Perhaps this will change over the next few years as the rise and rise of digital information volume continues unabated. Perhaps document and database sizes will continue to spiral upwards eating more and more disk space as they have done for the last, say, ten years. Perhaps the idea that 80GB is enough personal storage space for a business laptop will prove to be as wrong as the assertion that - ascribed to Bill Gate's - that 640k was enough memory for any personal computer to have.

Perhaps. However, it is an invigorating experience to leave a hostage to fortune from time to time so I will forge on. Here is what I am thinking. Suppose my 80GB hard disk proves to be a sensible size and form factor that latches itself into the market for a reasonably long haul - like the VHS tape or the CD-ROM from days of yore. Suppose further, that the market realizes this and builds some sort of standard adapter so that swapping an 80GB hard disk in and out of a laptop is a piece of cake. Could that change the world in any way?

Probably not, but there is at least a non-zero possibility that it might, in two ways. Firstly and most simply, wouldn't it be great if copying an 80GB hard disk bit-for-bit was something you could do with a stand-alone device selling for a few hundred dollars and perhaps conveniently located for pay-per-use in shopping malls and airports? This would address one of my big concerns which is that when on the road, I am generally remote from my main backup mechanisms. It would be great to be able to make wholesale backups on the road with the same convenience as making photocopies.

Secondly and less probably, wouldn't it be great if some high volume hard disk format - some filesystem - became equally usable on the three mainstream desktop/laptop environments of Windows, Mac OS/X and Linux? If that happened, it is at least possible to dream about hitting the road without a laptop on your arm at all. Simply plug your 80GB hard disk into the terminal at the coffee shop or the arm rest on the airline.

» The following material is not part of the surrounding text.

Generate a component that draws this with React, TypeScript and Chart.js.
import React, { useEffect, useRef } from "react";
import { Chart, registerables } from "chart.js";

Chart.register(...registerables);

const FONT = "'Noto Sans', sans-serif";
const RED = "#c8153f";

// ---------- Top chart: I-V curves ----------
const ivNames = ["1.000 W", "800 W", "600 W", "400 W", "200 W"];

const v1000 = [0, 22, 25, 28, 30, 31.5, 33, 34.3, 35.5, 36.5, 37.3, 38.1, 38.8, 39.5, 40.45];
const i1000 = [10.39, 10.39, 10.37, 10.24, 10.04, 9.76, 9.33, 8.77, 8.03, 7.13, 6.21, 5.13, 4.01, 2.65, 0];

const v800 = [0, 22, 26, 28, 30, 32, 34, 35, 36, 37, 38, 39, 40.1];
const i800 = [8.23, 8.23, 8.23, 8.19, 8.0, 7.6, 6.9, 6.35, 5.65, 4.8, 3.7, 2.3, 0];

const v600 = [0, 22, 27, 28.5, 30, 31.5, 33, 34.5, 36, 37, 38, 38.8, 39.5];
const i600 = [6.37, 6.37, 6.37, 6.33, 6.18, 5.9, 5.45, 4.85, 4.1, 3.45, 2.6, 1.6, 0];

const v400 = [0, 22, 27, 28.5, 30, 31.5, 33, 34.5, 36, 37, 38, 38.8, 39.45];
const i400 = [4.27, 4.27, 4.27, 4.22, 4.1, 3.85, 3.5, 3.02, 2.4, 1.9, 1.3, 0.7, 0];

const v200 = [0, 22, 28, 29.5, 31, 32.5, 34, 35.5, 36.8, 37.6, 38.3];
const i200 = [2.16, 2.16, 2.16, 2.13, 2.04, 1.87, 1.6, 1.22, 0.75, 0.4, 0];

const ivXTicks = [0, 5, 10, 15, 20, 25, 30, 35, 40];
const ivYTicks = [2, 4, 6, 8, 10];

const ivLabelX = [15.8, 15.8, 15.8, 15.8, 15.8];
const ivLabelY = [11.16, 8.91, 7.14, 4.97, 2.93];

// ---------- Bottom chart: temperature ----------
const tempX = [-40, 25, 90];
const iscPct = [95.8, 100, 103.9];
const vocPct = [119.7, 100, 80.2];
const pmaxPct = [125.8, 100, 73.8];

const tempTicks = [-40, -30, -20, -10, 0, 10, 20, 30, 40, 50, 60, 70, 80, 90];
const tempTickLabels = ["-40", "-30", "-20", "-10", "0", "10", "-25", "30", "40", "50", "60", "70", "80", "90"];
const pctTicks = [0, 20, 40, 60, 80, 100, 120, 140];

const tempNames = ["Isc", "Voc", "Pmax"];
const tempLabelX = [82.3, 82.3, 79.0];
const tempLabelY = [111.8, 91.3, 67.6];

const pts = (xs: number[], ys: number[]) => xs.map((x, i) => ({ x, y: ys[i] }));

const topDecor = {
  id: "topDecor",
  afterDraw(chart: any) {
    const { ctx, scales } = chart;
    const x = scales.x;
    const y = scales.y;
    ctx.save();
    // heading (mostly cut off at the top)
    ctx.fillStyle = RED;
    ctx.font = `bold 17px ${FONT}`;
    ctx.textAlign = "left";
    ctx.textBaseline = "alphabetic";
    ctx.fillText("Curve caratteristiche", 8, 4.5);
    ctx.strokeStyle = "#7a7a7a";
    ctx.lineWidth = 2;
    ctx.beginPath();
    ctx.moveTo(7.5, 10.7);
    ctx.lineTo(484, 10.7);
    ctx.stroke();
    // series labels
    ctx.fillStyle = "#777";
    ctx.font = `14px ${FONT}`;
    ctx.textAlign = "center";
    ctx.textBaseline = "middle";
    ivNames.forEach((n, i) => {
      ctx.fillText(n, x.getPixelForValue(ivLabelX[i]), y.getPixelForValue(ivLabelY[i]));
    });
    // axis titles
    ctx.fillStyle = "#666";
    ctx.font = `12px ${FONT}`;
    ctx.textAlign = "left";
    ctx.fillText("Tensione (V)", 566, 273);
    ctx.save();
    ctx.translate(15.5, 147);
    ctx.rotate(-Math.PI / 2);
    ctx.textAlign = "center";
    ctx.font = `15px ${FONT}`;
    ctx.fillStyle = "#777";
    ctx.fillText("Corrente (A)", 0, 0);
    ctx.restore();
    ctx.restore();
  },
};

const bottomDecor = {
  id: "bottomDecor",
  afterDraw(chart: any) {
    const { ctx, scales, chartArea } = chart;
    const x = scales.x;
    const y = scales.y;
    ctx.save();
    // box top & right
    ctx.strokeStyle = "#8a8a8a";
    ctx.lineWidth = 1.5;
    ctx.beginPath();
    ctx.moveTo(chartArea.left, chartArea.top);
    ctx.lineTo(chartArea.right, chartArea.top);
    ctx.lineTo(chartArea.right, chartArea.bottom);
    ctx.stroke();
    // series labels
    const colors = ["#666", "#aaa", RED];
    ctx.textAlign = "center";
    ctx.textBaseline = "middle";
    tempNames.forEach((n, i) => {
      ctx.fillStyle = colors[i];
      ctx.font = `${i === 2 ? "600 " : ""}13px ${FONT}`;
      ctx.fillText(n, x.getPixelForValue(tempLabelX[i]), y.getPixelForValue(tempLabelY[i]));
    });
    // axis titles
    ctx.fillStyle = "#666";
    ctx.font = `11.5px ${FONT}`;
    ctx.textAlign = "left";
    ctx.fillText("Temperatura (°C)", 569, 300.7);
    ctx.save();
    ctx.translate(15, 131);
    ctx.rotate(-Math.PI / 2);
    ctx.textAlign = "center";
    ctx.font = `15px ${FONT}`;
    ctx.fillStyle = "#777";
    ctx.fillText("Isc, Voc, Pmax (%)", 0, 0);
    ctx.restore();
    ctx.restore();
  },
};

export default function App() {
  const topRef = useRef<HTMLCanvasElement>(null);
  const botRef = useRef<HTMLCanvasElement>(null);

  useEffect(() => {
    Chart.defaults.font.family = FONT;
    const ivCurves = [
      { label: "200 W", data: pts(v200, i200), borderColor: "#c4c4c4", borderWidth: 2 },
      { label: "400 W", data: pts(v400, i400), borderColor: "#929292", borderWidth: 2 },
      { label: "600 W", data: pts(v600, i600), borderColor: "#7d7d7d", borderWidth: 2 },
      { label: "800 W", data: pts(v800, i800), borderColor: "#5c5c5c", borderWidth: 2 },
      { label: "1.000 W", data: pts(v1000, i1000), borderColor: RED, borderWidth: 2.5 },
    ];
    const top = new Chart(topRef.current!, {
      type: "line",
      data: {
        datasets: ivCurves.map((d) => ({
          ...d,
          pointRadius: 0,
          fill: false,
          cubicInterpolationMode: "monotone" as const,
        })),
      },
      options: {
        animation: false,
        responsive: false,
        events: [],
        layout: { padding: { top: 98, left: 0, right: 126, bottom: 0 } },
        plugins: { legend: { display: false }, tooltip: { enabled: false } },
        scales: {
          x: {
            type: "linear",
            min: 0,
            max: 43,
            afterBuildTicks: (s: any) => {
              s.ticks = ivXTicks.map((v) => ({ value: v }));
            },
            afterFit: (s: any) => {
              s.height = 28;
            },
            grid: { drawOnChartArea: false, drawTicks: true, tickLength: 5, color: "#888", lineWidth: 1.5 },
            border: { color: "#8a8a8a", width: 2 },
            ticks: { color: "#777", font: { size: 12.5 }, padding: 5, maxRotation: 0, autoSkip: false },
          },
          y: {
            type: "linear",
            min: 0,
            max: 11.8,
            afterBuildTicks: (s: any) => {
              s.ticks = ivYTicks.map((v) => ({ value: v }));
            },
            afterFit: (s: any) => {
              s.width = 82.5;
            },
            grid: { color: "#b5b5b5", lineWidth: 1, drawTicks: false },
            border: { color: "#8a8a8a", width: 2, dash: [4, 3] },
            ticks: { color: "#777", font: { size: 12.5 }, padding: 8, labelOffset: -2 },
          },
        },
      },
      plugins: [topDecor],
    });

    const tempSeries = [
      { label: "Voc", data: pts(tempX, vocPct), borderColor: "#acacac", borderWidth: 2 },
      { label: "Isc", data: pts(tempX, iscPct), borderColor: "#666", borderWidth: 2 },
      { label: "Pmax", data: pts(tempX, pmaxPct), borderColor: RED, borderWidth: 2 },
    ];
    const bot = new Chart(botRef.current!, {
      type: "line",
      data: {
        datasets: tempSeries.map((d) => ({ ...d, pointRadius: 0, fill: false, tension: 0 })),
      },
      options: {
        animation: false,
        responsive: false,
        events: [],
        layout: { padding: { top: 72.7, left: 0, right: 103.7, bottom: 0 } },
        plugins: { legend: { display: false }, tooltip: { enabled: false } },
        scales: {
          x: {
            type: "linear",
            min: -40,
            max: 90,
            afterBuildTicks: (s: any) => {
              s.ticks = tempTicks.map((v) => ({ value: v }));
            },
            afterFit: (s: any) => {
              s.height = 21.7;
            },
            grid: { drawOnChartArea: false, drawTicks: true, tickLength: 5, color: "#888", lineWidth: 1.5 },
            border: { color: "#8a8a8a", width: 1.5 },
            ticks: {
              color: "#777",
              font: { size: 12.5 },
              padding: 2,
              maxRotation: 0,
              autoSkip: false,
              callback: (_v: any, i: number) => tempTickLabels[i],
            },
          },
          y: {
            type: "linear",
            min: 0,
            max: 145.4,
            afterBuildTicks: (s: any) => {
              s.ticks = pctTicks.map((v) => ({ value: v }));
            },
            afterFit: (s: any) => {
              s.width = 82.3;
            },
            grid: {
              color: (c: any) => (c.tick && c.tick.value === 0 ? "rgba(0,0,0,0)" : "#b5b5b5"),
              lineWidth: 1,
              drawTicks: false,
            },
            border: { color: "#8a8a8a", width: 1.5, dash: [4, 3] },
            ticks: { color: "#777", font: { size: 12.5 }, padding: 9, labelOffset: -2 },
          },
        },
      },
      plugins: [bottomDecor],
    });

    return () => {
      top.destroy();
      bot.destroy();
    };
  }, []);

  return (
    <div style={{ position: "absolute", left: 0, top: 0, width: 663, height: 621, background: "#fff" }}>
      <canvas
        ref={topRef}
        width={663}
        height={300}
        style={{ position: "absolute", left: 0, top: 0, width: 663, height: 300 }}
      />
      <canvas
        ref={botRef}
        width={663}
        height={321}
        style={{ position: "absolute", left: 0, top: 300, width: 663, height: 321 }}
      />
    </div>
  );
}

I am aware that this concept appears to fly in the face of the received wisdom that any day now, we will all keep the normative version of all our data online and just use our local storage as a scratchpad. Personally, I buy into that vision for some types of content but when it comes to important business data, I want that to be in my own possession thank you very much. Preferably in my shirt pocket and preferably with a backup copy, freshly minted in the hub airport while I waited for that connecting flight, sitting in my carry-on bag.